As the afternoon progressed, Stanberry said he made it known that he had no other ride home and would need to wait for his wife to get off work and pick him up around 8 p.m. He said ODVA’s human resources director and legal counsel asked to speak to him in his office.

“They both talked to me, and they said they talked to Joel (Kintsel) and Sarah (Lane), and they had made it clear that I was not allowed to stay here and I needed to get off the premises,” Stanberry said.

Stanberry said he decided to walk toward Lincoln County.

“I ended up walking a little over 11 miles,” he said. “I made it almost to the bridge on 23rd Street or Highway 62 in Choctaw when one of the veterans I’d helped saw me walking, pulled over, picked me up and took me home.”

Stanberry said the incident made him feel “like they don’t care.”

“It’s the secretism. It’s the lies. It’s the toxic management up here,” Stanberry said.

Asked about Stanberry’s termination and other employee concerns, Kintsel said he had not been told about the parking lot encounter.

“I’m not going to comment on any of that,” Kintsel said. “That’s all HR stuff, and there’s a lot going on there that we’ve followed the law and done what we needed to do.”

But both of the two ODVA employees who agreed to speak about their concerns on the condition of anonymity said Stanberry’s parking lot encounter epitomizes the workplace culture.

“For us, it’s the way they operate and employment (decisions),” one employee said. “How they got rid of Travis, how they got rid of Camillo.
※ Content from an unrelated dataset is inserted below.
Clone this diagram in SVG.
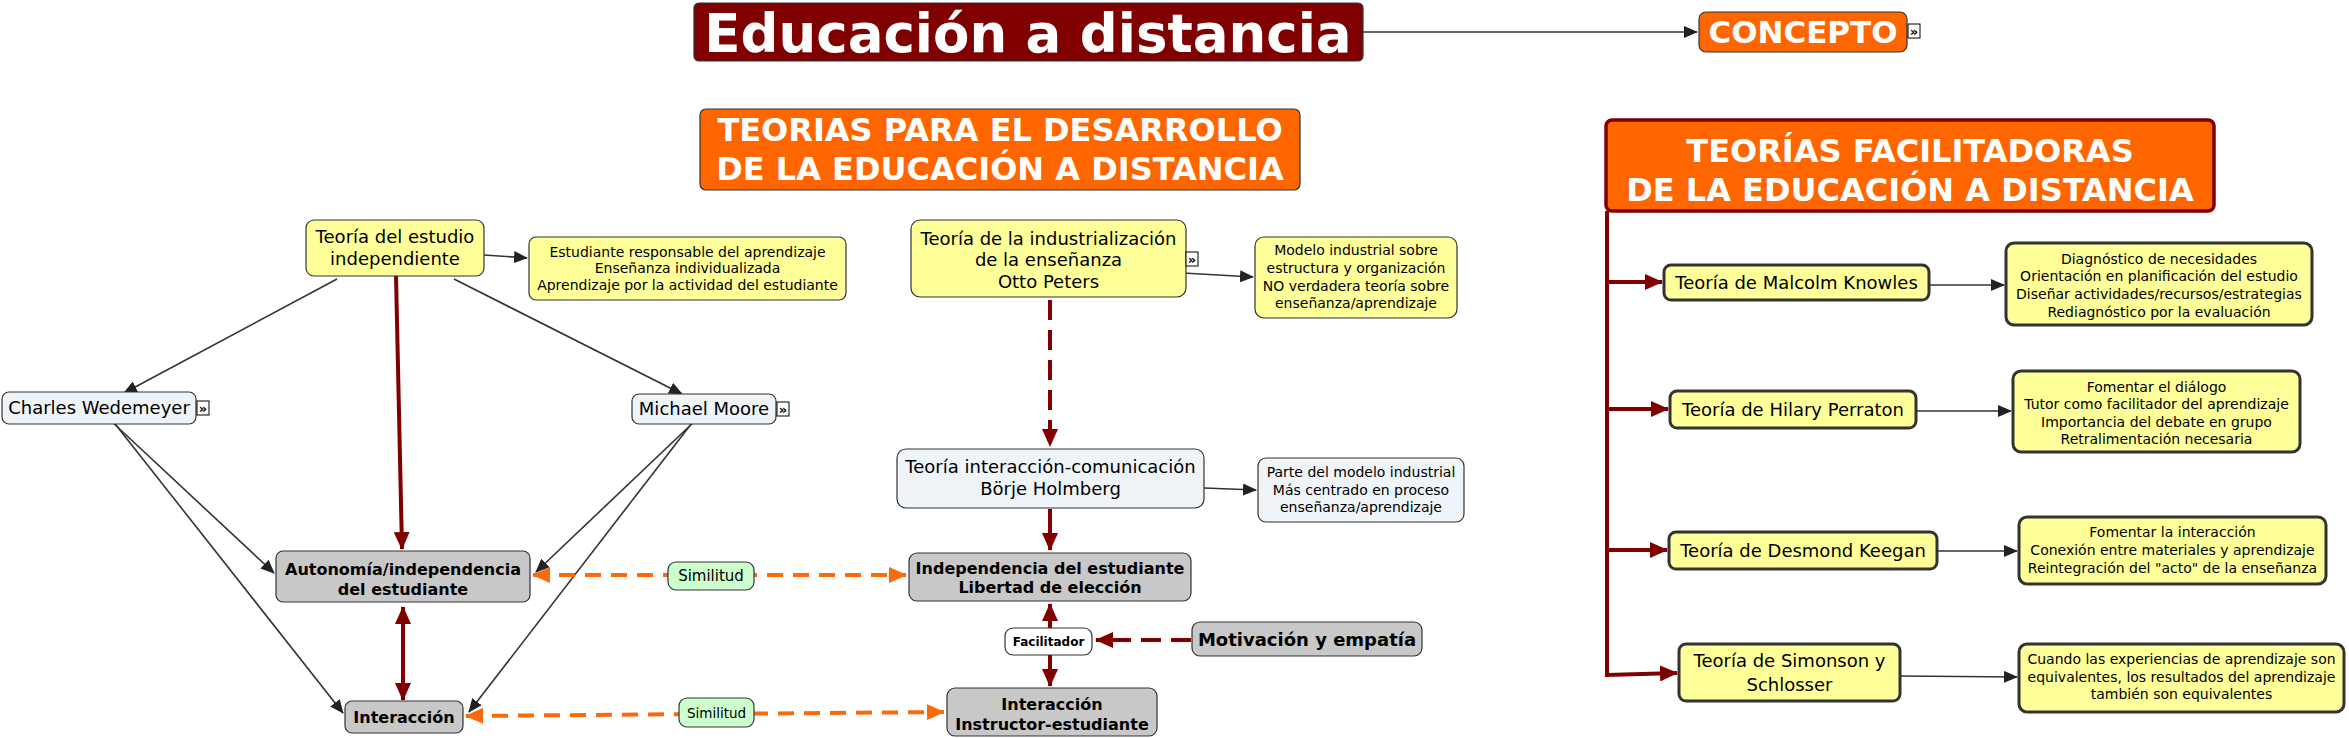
<svg xmlns="http://www.w3.org/2000/svg" width="2349" height="738" viewBox="0 0 2349 738">
<style>
text{font-family:"DejaVu Sans",Verdana,sans-serif;text-anchor:middle;fill:#000}
.w{fill:#fff;font-weight:bold}
.n{font-size:18px}
.d{font-size:14px}
.b{font-weight:bold}
.yel{fill:#ffff99;stroke:#333;stroke-width:1.2}
.yelR{fill:#ffff99;stroke:#333;stroke-width:3}
.blu{fill:#eef4f7;stroke:#333;stroke-width:1.2}
.gry{fill:#c8c8c8;stroke:#333;stroke-width:1.2}
.grn{fill:#ccffcc;stroke:#333;stroke-width:1.2}
.org{fill:#ff6600;stroke:#333;stroke-width:1.2}
.ic{fill:#fff;stroke:#000;stroke-width:1}
.ict{font-size:13px;font-weight:bold}
.thin{fill:none;stroke:#333;stroke-width:1.6;marker-end:url(#ab)}
.red{fill:none;stroke:#800000;stroke-width:4;marker-end:url(#ar)}
.redd{fill:none;stroke:#800000;stroke-width:4;stroke-dasharray:20 10;marker-end:url(#ar)}
.od{fill:none;stroke:#f96a0a;stroke-width:4;stroke-dasharray:16 10;marker-start:url(#ao);marker-end:url(#ao)}
</style>
<defs>
<marker id="ab" markerUnits="userSpaceOnUse" markerWidth="14" markerHeight="12" refX="13" refY="6" orient="auto-start-reverse"><path d="M0,0 L14,6 L0,12 Z" fill="#222"/></marker>
<marker id="ar" markerUnits="userSpaceOnUse" markerWidth="18" markerHeight="16" refX="17" refY="8" orient="auto-start-reverse"><path d="M0,0 L18,8 L0,16 Z" fill="#800000"/></marker>
<marker id="ao" markerUnits="userSpaceOnUse" markerWidth="18" markerHeight="16" refX="17" refY="8" orient="auto-start-reverse"><path d="M0,0 L18,8 L0,16 Z" fill="#f96a0a"/></marker>
</defs>

<g id="connectors">
<path class="thin" d="M1363,32 L1697,32"/>
<path class="thin" d="M484,255 L527,258"/>
<path class="thin" d="M337,279 L124,393"/>
<path class="thin" d="M454,279 L682,394"/>
<path class="red" d="M396,276 L402,549"/>
<path class="red" d="M403,700 L403,607" style="marker-start:url(#ar)"/>
<path class="thin" d="M110,420 L274,573"/>
<path class="thin" d="M112,420 L343,713"/>
<path class="thin" d="M697,419 L536,572"/>
<path class="thin" d="M695,419 L469,712"/>
<path class="od" d="M533,575 L906,575"/>
<path class="od" d="M466,716 L944,712"/>
<path class="thin" d="M1183,273 L1253,277"/>
<path class="redd" d="M1050,300 L1050,446"/>
<path class="thin" d="M1204,488 L1256,490"/>
<path class="red" d="M1050,509 L1050,550"/>
<path class="red" d="M1050,628 L1050,604"/>
<path class="red" d="M1050,655 L1050,686"/>
<path class="redd" d="M1191,640 L1096,640"/>
<path class="red" d="M1607,211 L1607,282 L1662,282"/>
<path class="red" d="M1607,282 L1607,409 L1668,409"/>
<path class="red" d="M1607,409 L1607,550 L1667,550"/>
<path class="red" d="M1607,550 L1607,675 L1677,673"/>
<path class="thin" d="M1929,285 L2004,285"/>
<path class="thin" d="M1916,411 L2011,411"/>
<path class="thin" d="M1937,551 L2017,551"/>
<path class="thin" d="M1900,676 L2017,677"/>
</g>

<g id="title">
<rect x="694" y="3" width="669" height="58" rx="5" fill="#800000" stroke="#333" stroke-width="1.2"/>
<text class="w" x="1028" y="52" font-size="53">Educación a distancia</text>
</g>

<g id="concepto">
<rect class="org" x="1699" y="12" width="208" height="40" rx="7"/>
<text class="w" x="1803" y="43" font-size="31">CONCEPTO</text>
<rect class="ic" x="1908" y="24" width="12" height="14"/>
<text class="ict" x="1914" y="36">»</text>
</g>

<g id="teorias-desarrollo">
<rect class="org" x="700" y="109" width="600" height="81" rx="6"/>
<text class="w" x="1000" y="141" font-size="32">TEORIAS PARA EL DESARROLLO</text>
<text class="w" x="1000" y="180" font-size="32">DE LA EDUCACIÓN A DISTANCIA</text>
</g>

<g id="teorias-facilitadoras">
<rect x="1606" y="120" width="608" height="91" rx="6" fill="#ff6600" stroke="#800000" stroke-width="3.5"/>
<text class="w" x="1910" y="162" font-size="32">TEORÍAS FACILITADORAS</text>
<text class="w" x="1910" y="201" font-size="32">DE LA EDUCACIÓN A DISTANCIA</text>
</g>

<g id="estudio-independiente">
<rect class="yel" x="306" y="220" width="178" height="56" rx="8"/>
<text class="n" x="395" y="243">Teoría del estudio</text>
<text class="n" x="395" y="265">independiente</text>
</g>

<g id="estudio-desc">
<rect class="yel" x="529" y="237" width="317" height="63" rx="7"/>
<text class="d" x="687.5" y="257">Estudiante responsable del aprendizaje</text>
<text class="d" x="687.5" y="273">Enseñanza individualizada</text>
<text class="d" x="687.5" y="290">Aprendizaje por la actividad del estudiante</text>
</g>

<g id="charles">
<rect class="blu" x="2" y="392" width="194" height="32" rx="7"/>
<text class="n" x="99" y="414">Charles Wedemeyer</text>
<rect class="ic" x="197" y="401" width="12" height="14"/>
<text class="ict" x="203" y="413">»</text>
</g>

<g id="michael">
<rect class="blu" x="632" y="394" width="144" height="30" rx="7"/>
<text class="n" x="704" y="415">Michael Moore</text>
<rect class="ic" x="777" y="402" width="12" height="14"/>
<text class="ict" x="783" y="414">»</text>
</g>

<g id="autonomia">
<rect class="gry" x="276" y="551" width="254" height="51" rx="7"/>
<text class="b" x="403" y="575" font-size="16">Autonomía/independencia</text>
<text class="b" x="403" y="595" font-size="16">del estudiante</text>
</g>

<g id="interaccion">
<rect class="gry" x="345" y="701" width="118" height="32" rx="7"/>
<text class="b" x="404" y="723" font-size="16">Interacción</text>
</g>

<g id="similitud-1">
<rect class="grn" x="668" y="562" width="86" height="28" rx="8"/>
<text x="711" y="581" font-size="15" fill="#222">Similitud</text>
</g>

<g id="similitud-2">
<rect class="grn" x="679" y="698" width="75" height="29" rx="8"/>
<text x="716.5" y="717.5" font-size="13.5" fill="#222">Similitud</text>
</g>

<g id="industrializacion">
<rect class="yel" x="911" y="220" width="275" height="77" rx="9"/>
<text class="n" x="1048.5" y="244.5">Teoría de la industrialización</text>
<text class="n" x="1048.5" y="265.5">de la enseñanza</text>
<text class="n" x="1048.5" y="287.5">Otto Peters</text>
<rect class="ic" x="1186" y="252" width="12" height="14"/>
<text class="ict" x="1192" y="264">»</text>
</g>

<g id="industrializacion-desc">
<rect class="yel" x="1255" y="237" width="202" height="81" rx="9"/>
<text class="d" x="1356" y="255">Modelo industrial sobre</text>
<text class="d" x="1356" y="273">estructura y organización</text>
<text class="d" x="1356" y="291">NO verdadera teoría sobre</text>
<text class="d" x="1356" y="308">enseñanza/aprendizaje</text>
</g>

<g id="interaccion-comunicacion">
<rect class="blu" x="897" y="449" width="307" height="59" rx="9"/>
<text class="n" x="1050.5" y="472.5">Teoría interacción-comunicación</text>
<text class="n" x="1050.5" y="494.5">Börje Holmberg</text>
</g>

<g id="interaccion-comunicacion-desc">
<rect class="blu" x="1258" y="458" width="206" height="64" rx="8"/>
<text class="d" x="1361" y="477">Parte del modelo industrial</text>
<text class="d" x="1361" y="495">Más centrado en proceso</text>
<text class="d" x="1361" y="512">enseñanza/aprendizaje</text>
</g>

<g id="independencia">
<rect class="gry" x="909" y="553" width="282" height="48" rx="8"/>
<text class="b" x="1050" y="574" font-size="16">Independencia del estudiante</text>
<text class="b" x="1050" y="593" font-size="16">Libertad de elección</text>
</g>

<g id="facilitador">
<rect x="1005" y="628" width="87" height="27" rx="8" fill="#fff" stroke="#333" stroke-width="1.2"/>
<text class="b" x="1048.5" y="646" font-size="12" fill="#333">Facilitador</text>
</g>

<g id="instructor">
<rect class="gry" x="947" y="688" width="210" height="48" rx="8"/>
<text class="b" x="1052" y="710" font-size="16">Interacción</text>
<text class="b" x="1052" y="730" font-size="16">Instructor-estudiante</text>
</g>

<g id="motivacion">
<rect class="gry" x="1192" y="622" width="230" height="34" rx="8"/>
<text class="b" x="1307" y="645.5" font-size="18">Motivación y empatía</text>
</g>

<g id="malcolm">
<rect class="yelR" x="1664" y="265" width="265" height="35" rx="7"/>
<text class="n" x="1796.5" y="289">Teoría de Malcolm Knowles</text>
</g>
<g id="malcolm-desc">
<rect class="yelR" x="2006" y="243" width="306" height="82" rx="8"/>
<text class="d" x="2159" y="264">Diagnóstico de necesidades</text>
<text class="d" x="2159" y="281">Orientación en planificación del estudio</text>
<text class="d" x="2159" y="299">Diseñar actividades/recursos/estrategias</text>
<text class="d" x="2159" y="317">Rediagnóstico por la evaluación</text>
</g>

<g id="hilary">
<rect class="yelR" x="1670" y="391" width="246" height="37" rx="7"/>
<text class="n" x="1793" y="416">Teoría de Hilary Perraton</text>
</g>
<g id="hilary-desc">
<rect class="yelR" x="2013" y="371" width="287" height="81" rx="8"/>
<text class="d" x="2156.5" y="392">Fomentar el diálogo</text>
<text class="d" x="2156.5" y="409">Tutor como facilitador del aprendizaje</text>
<text class="d" x="2156.5" y="427">Importancia del debate en grupo</text>
<text class="d" x="2156.5" y="444">Retralimentación necesaria</text>
</g>

<g id="desmond">
<rect class="yelR" x="1669" y="532" width="268" height="37" rx="7"/>
<text class="n" x="1803" y="557">Teoría de Desmond Keegan</text>
</g>
<g id="desmond-desc">
<rect class="yelR" x="2019" y="517" width="307" height="67" rx="8"/>
<text class="d" x="2172.5" y="537">Fomentar la interacción</text>
<text class="d" x="2172.5" y="555">Conexión entre materiales y aprendizaje</text>
<text class="d" x="2172.5" y="573">Reintegración del "acto" de la enseñanza</text>
</g>

<g id="simonson">
<rect class="yelR" x="1679" y="644" width="221" height="57" rx="7"/>
<text class="n" x="1789.5" y="667">Teoría de Simonson y</text>
<text class="n" x="1789.5" y="691">Schlosser</text>
</g>
<g id="simonson-desc">
<rect class="yelR" x="2019" y="644" width="325" height="68" rx="8"/>
<text class="d" x="2181.5" y="664">Cuando las experiencias de aprendizaje son</text>
<text class="d" x="2181.5" y="682">equivalentes, los resultados del aprendizaje</text>
<text class="d" x="2181.5" y="699">también son equivalentes</text>
</g>
</svg>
That’s really the biggest issues for us. Their hiring practices.”

Another employee said the atmosphere at ODVA became additionally tense when Kintsel announced in April 2022 that he was challenging Stitt in the Republican primary.

“We were on pins and needles here, to be honest, because we didn’t know what it meant for our jobs or for the [agency] itself,” the person said.

The other ODVA employee agreed.

“It was common sense,” they said. “You’re running against your boss, so that was common sense that there would be some issues.”

Both employees said that the vast majority of their coworkers are tired of working for Kintsel and Lane.

“It’s 90 to 95 percent who want him gone, and the other 5 percent are people he appointed,” the person said.

Kintsel said employee morale is not a problem at ODVA.

“I think the people who are telling you those things have been talking to former employees, some of whom have been terminated for cause,” Kintsel said.

New ODVA home in Sallisaw delayed, over budget

Oklahoma Attorney General Gentner Drummond meets with veterans at his office Monday, Feb. 6, 2023, regarding concerns about the Veterans Commission. (Reese Gorman)

The ODVA drama and governance questions have boiled over at recent meetings as the new members of the commission have attempted to learn more about the delays and cost increases for the agency’s new Oklahoma State Veterans Home being built in Sallisaw.

In January, Kintsel requested that the Veterans Commission vote to declare an “emergency” regarding the project so that a change order increasing the building cost by $22 million could be approved. As approved, the center was expected to cost $77 million, but it had to be remodeled after architectural imperfections meant the design was not up to state fire code.

Commissioners received only limited information regarding their most pressing questions, including why the project’s budget had been lowered from an original $90 million down to $77 million. Both employees said their superiors had made that decision, including Kintsel.

Kintsel, who declined to discuss what he anticipates could happen at Wednesday’s 10 a.m. meeting of the Veterans Commission, said ODVA can still recover money from the project’s original architect if commissioners would just let him do his work.

“We’ve got the original architect that was grossly negligent and did not provide complete architectural plans for the project,” Kintsel said Feb. 9. “Of course, it took a while for that to come to light. So we have retained a law firm here in Oklahoma City that is going to sue them and hopefully recover damages for the state of Oklahoma.”